Surely you don't mean the Term Deposit Facility?

Fri, 01/08/2010 - 16:25 | 187422 Caviar Emptor
Caviar Emptor's picture

WSJ: Schwarzenegger Proposes Replacing State Worker Furloughs With 5% Salary Cuts And 5% Pension Cut. 

Green shoots laced with THC!

That concludes this week's episode of Deflation News

 

Fri, 01/08/2010 - 16:25 | 187423 SteveNYC
SteveNYC's picture

Uuummmm, green shoot?

Fri, 01/08/2010 - 16:29 | 187431 Enkidu
Enkidu's picture

My credit card limit is very high relative to my avg. usage (2K -vs- 27K). Does anyone know if the banks benefit by giving absurdly high limits to card holders who pay off every month, even though the limits are never used?

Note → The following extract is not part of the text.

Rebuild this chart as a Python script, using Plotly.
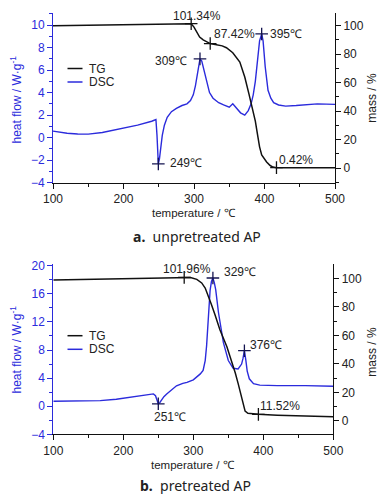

Fri, 01/08/2010 - 17:05 | 187518 Anonymous
Anonymous's picture

Is the reported number based off credit limit or outstanding?

A couple of my card limits got haircut recently - is the data more a reflection of that?

Fri, 01/08/2010 - 17:19 | 187551 Anonymous
Anonymous's picture

They keep hoping that you'll use up a lot of your credit limit, so they can give you the vampire squid treatment in the form of finance charge usury. The average US credit card interest rate is something like 13%, when we're in deflation.

Fri, 01/08/2010 - 17:47 | 187607 trav7777
trav7777's picture

Run faster, little hamster

What are they gonna do if we get off the wheel?

Fri, 01/08/2010 - 18:23 | 187674 Enkidu
Enkidu's picture

No - I never pay interest, just pay off the balance each month. But I have seen video clips which say that debt-is-money and I wondered if they (banks) can use the limit given as some sort of capital. When I tried to reduce the available limit on-line I could not do that - they make it easy to increase the limit but not reduce the limit. (I live in Canada.)

Fri, 01/08/2010 - 22:01 | 187898 Oracle of Kypseli
Oracle of Kypseli's picture

I guess that when they calculate the ratio of total credit available in credit cards to the running total owed to the bank, it reflects risk. The highest the percentage of loans out the higher the risk during massive economic shock. Therefore, they would actualy like to have more people like you. Despite that they do piss you off and/or abuse you by trying to charge fees and force you to pay interest or annual fees, even though you pay in full. Don't forget that even though they make zero from you, you purchases by credit card nets them 3-5% from the merchants.    

Fri, 01/08/2010 - 23:21 | 187984 Enkidu
Enkidu's picture

Thx Oracle - you are right, they always get something - I'm trying to use cash at all times.

Fri, 01/08/2010 - 16:30 | 187433 Arco
Arco's picture

The rapid decrease in the velocity of money means deflation, and yet we have asset inflation. I don't really follow all the complexities of this, anyone care to opine?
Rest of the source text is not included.